■ **Goal of the exercise**: Find every line in the records below that holds the word "this", and copy it out.
--- Start Data provided ---
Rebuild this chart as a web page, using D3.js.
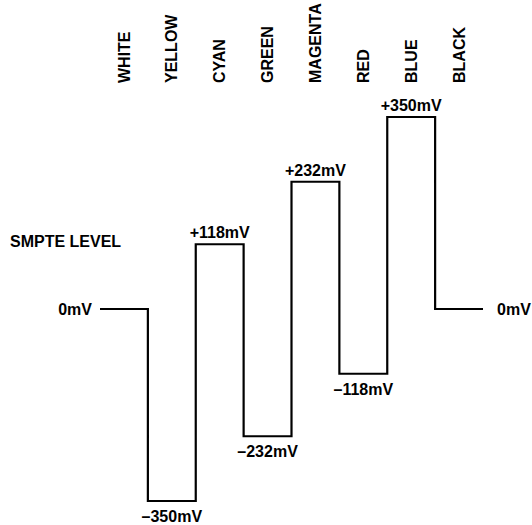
--- End Data provided ---
--- Start Data provided ---
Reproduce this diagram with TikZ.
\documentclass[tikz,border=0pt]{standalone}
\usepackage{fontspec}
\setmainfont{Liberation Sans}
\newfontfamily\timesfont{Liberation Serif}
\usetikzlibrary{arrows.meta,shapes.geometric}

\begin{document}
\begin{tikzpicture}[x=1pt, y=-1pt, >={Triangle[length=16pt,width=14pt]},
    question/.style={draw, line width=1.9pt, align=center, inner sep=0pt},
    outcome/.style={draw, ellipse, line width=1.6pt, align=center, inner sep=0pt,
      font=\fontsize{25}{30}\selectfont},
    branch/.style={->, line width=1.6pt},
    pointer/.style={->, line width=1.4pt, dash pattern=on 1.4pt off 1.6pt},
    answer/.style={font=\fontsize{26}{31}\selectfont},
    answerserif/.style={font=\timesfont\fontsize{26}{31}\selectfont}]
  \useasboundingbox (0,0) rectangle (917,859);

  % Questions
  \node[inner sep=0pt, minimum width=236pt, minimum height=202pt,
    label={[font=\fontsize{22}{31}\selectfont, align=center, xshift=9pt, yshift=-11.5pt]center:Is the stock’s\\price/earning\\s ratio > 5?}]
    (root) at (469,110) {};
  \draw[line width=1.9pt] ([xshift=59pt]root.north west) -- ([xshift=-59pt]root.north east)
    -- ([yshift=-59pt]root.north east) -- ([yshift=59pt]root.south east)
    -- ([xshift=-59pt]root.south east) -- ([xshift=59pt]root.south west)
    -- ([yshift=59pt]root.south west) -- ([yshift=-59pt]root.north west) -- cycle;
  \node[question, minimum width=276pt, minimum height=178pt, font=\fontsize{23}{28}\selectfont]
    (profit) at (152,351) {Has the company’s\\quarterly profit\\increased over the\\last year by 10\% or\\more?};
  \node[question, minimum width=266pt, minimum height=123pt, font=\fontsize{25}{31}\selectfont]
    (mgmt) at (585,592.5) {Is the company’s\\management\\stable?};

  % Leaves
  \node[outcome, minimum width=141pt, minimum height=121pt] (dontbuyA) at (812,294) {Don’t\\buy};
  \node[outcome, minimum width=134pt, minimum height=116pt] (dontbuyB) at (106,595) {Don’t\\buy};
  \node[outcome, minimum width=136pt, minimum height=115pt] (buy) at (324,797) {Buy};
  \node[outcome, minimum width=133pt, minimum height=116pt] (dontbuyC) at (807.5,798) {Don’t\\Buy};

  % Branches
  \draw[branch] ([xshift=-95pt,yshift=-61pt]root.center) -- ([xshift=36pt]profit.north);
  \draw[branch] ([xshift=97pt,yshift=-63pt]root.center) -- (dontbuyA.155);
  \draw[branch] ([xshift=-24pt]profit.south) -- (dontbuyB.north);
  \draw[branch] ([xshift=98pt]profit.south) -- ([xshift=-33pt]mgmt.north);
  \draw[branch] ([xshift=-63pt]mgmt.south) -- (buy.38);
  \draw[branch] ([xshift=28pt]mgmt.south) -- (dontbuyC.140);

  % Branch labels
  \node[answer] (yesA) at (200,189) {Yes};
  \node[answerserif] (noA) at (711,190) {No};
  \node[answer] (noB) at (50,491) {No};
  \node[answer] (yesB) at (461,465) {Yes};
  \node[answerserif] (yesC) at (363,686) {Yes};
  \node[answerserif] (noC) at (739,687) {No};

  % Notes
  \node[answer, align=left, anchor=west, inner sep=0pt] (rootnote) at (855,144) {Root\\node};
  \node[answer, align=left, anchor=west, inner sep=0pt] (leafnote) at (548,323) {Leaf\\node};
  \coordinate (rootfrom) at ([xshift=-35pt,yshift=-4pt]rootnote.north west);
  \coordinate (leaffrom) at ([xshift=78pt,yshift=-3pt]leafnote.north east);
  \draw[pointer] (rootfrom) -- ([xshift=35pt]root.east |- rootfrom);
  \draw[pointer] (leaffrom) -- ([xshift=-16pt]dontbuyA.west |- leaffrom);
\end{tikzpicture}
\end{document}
--- End Data provided ---
--- Start Data provided ---
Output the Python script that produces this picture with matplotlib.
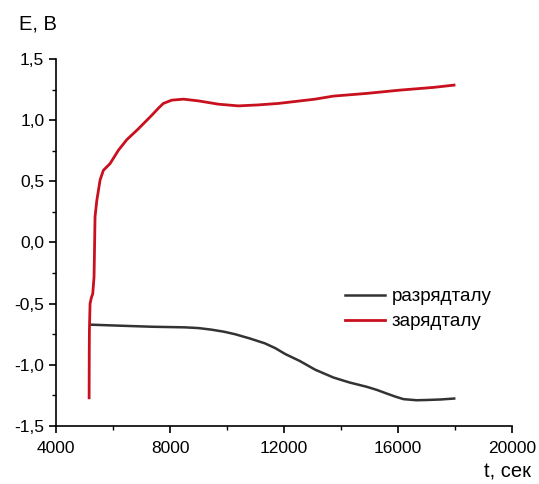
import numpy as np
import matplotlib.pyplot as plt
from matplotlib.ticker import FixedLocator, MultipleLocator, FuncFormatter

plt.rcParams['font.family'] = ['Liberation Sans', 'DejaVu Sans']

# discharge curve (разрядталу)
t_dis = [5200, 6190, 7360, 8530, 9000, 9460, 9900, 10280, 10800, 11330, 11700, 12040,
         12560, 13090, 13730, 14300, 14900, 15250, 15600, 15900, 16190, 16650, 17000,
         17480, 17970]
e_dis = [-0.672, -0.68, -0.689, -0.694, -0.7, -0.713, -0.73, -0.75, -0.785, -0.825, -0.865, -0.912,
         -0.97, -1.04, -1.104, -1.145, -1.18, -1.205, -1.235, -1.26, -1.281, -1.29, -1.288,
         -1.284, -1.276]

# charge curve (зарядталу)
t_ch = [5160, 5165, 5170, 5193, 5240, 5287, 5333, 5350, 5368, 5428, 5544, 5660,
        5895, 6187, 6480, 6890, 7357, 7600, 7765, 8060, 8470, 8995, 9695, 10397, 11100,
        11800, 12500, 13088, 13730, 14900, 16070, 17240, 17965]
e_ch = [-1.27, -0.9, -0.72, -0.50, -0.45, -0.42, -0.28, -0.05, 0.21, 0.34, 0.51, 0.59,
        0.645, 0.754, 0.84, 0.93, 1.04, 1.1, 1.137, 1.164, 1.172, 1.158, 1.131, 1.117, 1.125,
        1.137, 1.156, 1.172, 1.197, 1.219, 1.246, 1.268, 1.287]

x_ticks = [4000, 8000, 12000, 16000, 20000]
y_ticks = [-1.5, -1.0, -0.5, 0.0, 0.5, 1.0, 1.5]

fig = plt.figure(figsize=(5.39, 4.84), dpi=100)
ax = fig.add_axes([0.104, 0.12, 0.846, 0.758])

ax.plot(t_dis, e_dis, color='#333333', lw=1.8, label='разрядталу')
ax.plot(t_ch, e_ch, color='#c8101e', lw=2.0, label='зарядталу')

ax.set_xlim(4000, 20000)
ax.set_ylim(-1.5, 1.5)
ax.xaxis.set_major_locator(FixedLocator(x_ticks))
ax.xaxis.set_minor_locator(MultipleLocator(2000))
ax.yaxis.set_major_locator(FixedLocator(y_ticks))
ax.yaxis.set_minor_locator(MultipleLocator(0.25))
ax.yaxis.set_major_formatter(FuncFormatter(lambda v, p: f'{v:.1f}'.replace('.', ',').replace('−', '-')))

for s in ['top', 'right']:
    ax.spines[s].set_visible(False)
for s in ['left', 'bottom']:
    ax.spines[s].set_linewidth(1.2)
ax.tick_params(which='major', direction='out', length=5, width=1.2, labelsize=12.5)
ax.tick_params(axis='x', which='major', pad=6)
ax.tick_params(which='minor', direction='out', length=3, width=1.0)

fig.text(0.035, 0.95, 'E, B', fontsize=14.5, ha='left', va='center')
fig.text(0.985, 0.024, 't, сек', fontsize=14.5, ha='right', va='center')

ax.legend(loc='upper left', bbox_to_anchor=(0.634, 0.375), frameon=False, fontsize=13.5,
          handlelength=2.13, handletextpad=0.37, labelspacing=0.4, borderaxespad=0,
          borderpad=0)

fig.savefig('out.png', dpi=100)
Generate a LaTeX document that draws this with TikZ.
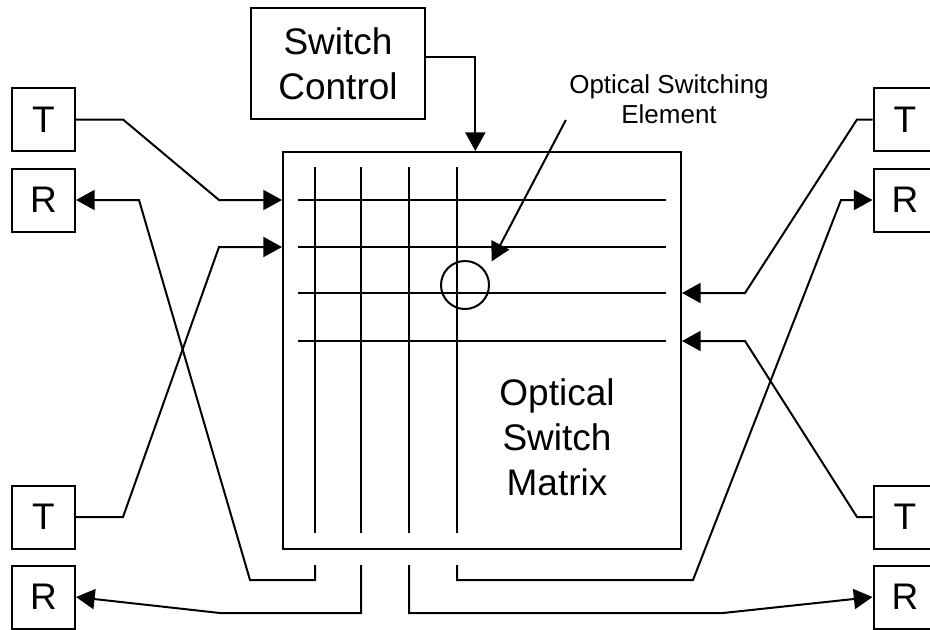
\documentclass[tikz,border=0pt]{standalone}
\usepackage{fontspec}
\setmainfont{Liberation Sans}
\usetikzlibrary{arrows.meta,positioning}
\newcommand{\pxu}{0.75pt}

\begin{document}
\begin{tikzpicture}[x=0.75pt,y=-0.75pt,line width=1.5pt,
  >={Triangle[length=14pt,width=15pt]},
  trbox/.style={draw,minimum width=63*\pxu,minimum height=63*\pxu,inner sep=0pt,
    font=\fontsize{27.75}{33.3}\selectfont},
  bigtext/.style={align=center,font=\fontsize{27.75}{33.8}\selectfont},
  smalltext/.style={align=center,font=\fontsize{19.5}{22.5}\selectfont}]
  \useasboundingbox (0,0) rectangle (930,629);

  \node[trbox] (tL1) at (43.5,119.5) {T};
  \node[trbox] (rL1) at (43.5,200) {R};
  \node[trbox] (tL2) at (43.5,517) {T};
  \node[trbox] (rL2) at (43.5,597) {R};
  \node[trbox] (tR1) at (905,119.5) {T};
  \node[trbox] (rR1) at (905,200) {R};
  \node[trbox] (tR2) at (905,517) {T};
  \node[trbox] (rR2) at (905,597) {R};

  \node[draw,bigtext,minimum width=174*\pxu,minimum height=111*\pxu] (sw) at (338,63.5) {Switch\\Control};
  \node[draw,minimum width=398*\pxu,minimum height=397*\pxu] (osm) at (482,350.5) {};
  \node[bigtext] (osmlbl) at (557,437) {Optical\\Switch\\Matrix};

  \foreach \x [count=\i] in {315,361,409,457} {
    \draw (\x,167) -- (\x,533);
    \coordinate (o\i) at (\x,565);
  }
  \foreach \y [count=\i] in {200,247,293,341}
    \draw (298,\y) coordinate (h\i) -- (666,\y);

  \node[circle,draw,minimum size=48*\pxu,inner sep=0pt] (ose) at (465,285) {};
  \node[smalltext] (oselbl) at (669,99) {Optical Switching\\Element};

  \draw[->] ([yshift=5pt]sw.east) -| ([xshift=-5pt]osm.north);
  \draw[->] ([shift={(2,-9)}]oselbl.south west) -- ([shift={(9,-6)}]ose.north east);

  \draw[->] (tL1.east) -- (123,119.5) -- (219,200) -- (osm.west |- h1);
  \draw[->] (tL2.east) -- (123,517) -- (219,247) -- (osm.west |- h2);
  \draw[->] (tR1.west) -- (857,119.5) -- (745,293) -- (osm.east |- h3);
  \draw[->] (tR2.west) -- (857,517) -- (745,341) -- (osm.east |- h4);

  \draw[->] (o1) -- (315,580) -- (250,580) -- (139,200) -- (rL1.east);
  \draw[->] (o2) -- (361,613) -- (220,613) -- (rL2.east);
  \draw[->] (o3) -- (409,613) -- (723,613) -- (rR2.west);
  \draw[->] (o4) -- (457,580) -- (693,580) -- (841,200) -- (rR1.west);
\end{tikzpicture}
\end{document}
--- End Data provided ---
■ **The output**:
Rebuild this chart as a web page, using D3.js.
Reproduce this diagram with TikZ.
Output the Python script that produces this picture with matplotlib.
Generate a LaTeX document that draws this with TikZ.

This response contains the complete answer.